I also know that taking care of myself is vitally important. When I was working, I overlooked my own wellness in favor of my job and my students. Again, I don’t regret it because of the amount of love and gratitude they gave back to me (and still do), but I know that I am of no good use to anyone if I am not staying on top of my own health and wellness. This includes all the things I have incorporated into my post-teacher life: meditation, yoga, hardcore exercise, acupuncture, reiki, and healthy eating, all of which force me to put myself above all others so that I can stay strong for the long haul.

I remember the days when the weekends meant nothing more than time to grade, write lesson plans, and create dynamic presentations for my classes, leaving no time to actually enjoy spending time being fully present with my loved ones. Once again, I have no regrets about how I lived my career because it’s what the kids deserved and I don’t know how to do it any other way.

But now… now life is better than I ever thought possible. My circle of friends has changed, but in a good way because I am surrounded by other people who take nothing for granted and never waste an opportunity to laugh and smile because we are grateful for the life we are living, regardless of whether we chose it or not.
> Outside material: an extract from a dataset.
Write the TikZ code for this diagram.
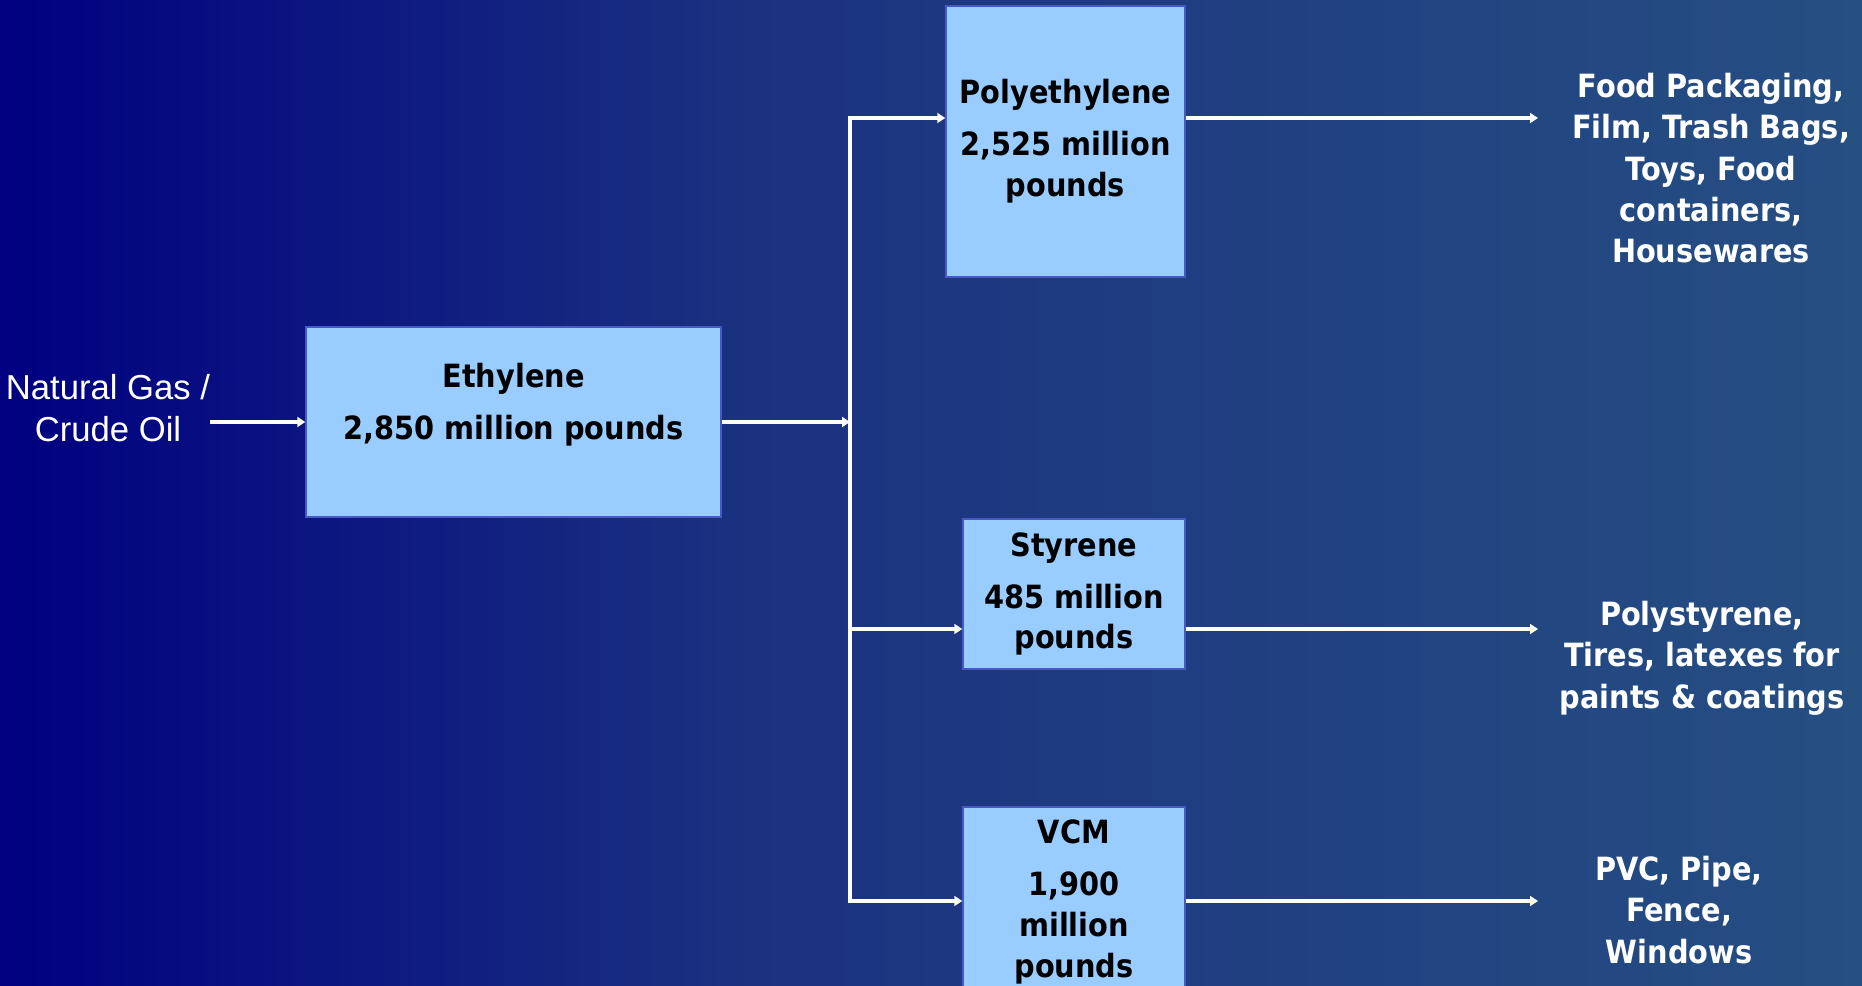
\documentclass[tikz,border=0pt]{standalone}
\usepackage{fontspec}
\usetikzlibrary{arrows.meta,positioning}
\newfontfamily\condfont{DejaVu Sans Condensed Bold}
\newfontfamily\arialfont{Liberation Sans}
\definecolor{navyleft}{RGB}{0,0,128}
\definecolor{navymid}{RGB}{27,50,128}
\definecolor{navyright}{RGB}{38,79,130}
\definecolor{boxfill}{RGB}{153,204,255}
\definecolor{boxline}{RGB}{72,88,196}

\begin{document}
\begin{tikzpicture}[x=0.75pt, y=-0.75pt,
    flowtip/.tip = {Triangle[length=6pt, width=7.5pt]},
    flow/.style = {draw=white, line width=2.6pt, -flowtip},
    box/.style = {draw=boxline, line width=1.1pt, fill=boxfill, inner sep=0pt, align=center, font=\condfont\fontsize{24}{30.5}\selectfont},
    outtext/.style = {text=white, anchor=north, inner sep=0pt, align=center, font=\condfont\fontsize{24}{31}\selectfont},
    srctext/.style = {text=white, anchor=north, inner sep=0pt, align=center, font=\arialfont\fontsize{26}{31.5}\selectfont}]
    % sfondo sfumato
    \clip (0,0) rectangle (1862,985);
    \shade[left color=navyleft, right color=navymid] (0,0) rectangle (751,985);
    \shade[left color=navymid, right color=navyright] (750,0) rectangle (1862,985);

    % blocchi
    \node[srctext] (src) at (108,374) {Natural Gas /\\Crude Oil};
    \node[box, minimum width=311.25pt, minimum height=142.5pt] (eth) at (513.5,422) {Ethylene\\[8.5pt]2,850 million pounds\\ \mbox{}};
    \node[box, minimum width=179.25pt, minimum height=203.25pt] (poly) at (1065.5,141.5) {Polyethylene\\[8.5pt]2,525 million\\pounds};
    \node[box, minimum width=166.5pt, minimum height=112.5pt] (sty) at (1074,594) {Styrene\\[8.5pt]485 million\\pounds};
    \node[box, minimum width=166.5pt, minimum height=142.5pt] (vcm) at (1074,902) {VCM\\[8.5pt]1,900\\million\\pounds};

    % prodotti finali
    \node[outtext] (food) at (1711,73) {Food Packaging,\\Film, Trash Bags,\\Toys, Food\\containers,\\Housewares};
    \node[outtext] (pstyr) at (1702,601) {Polystyrene,\\Tires, latexes for\\paints \& coatings};
    \node[outtext] (pvc) at (1679,856) {PVC, Pipe,\\Fence,\\Windows};

    % diramazioni
    \coordinate (jA) at (850,118);
    \coordinate (jB) at (850,629);
    \coordinate (jC) at (850,901);
    \coordinate (outx) at (1538,0);

    \draw[flow] (src.east |- eth.west) -- (eth.west);
    \draw[flow] (eth.east) -- (eth.east -| jA);
    \draw[flow, flowtip-flowtip] (jA -| poly.west) -- (jA) -- (jC) -- (jC -| vcm.west);
    \draw[flow] (jB) -- (jB -| sty.west);
    \draw[flow] (jA -| poly.east) -- (jA -| outx);
    \draw[flow] (jB -| sty.east) -- (jB -| outx);
    \draw[flow] (jC -| vcm.east) -- (jC -| outx);
\end{tikzpicture}
\end{document}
I am more in love with my husband than ever because we have been given this incredible gift of time together. Hell, we even booked a vacation in September, something we have never, EVER done before. Some small part of me still feels like a rebel for doing it, but no matter how much time passes, I guess old habits do, indeed, die hard. But lucky for me, I have worked very hard to help these old habits go by the wayside.

The transformation from Mrs. Rankin to Rennie has not been an easy one, but it is ongoing and I’m getting better at it all the time. I have been transforming my entire world: physically, mentally, and spiritually for the last few years, and my progress has been slow but steady, and that’s ok. I know that as human beings, one of our biggest challenges is having the ability to change according to our life circumstances, good or bad. I’m not going to lie and say that the process has been an easy one, or that I don’t have my moments of weakness, but it does get easier with time and with the determination to live my very best life possible. Rather than crying about the fact that I am not going back to work this week, I am happily wishing my former colleagues the very best of luck as they begin the new school year. Life is, after all, what we make of it, and I am making mine everything I want it to be. So who wants to join me in a glass half full of lemonade?

The sunrise over the Raritan River by Rutgers University, a very symbolic photo at a place that will always hold an extra special place in my heart.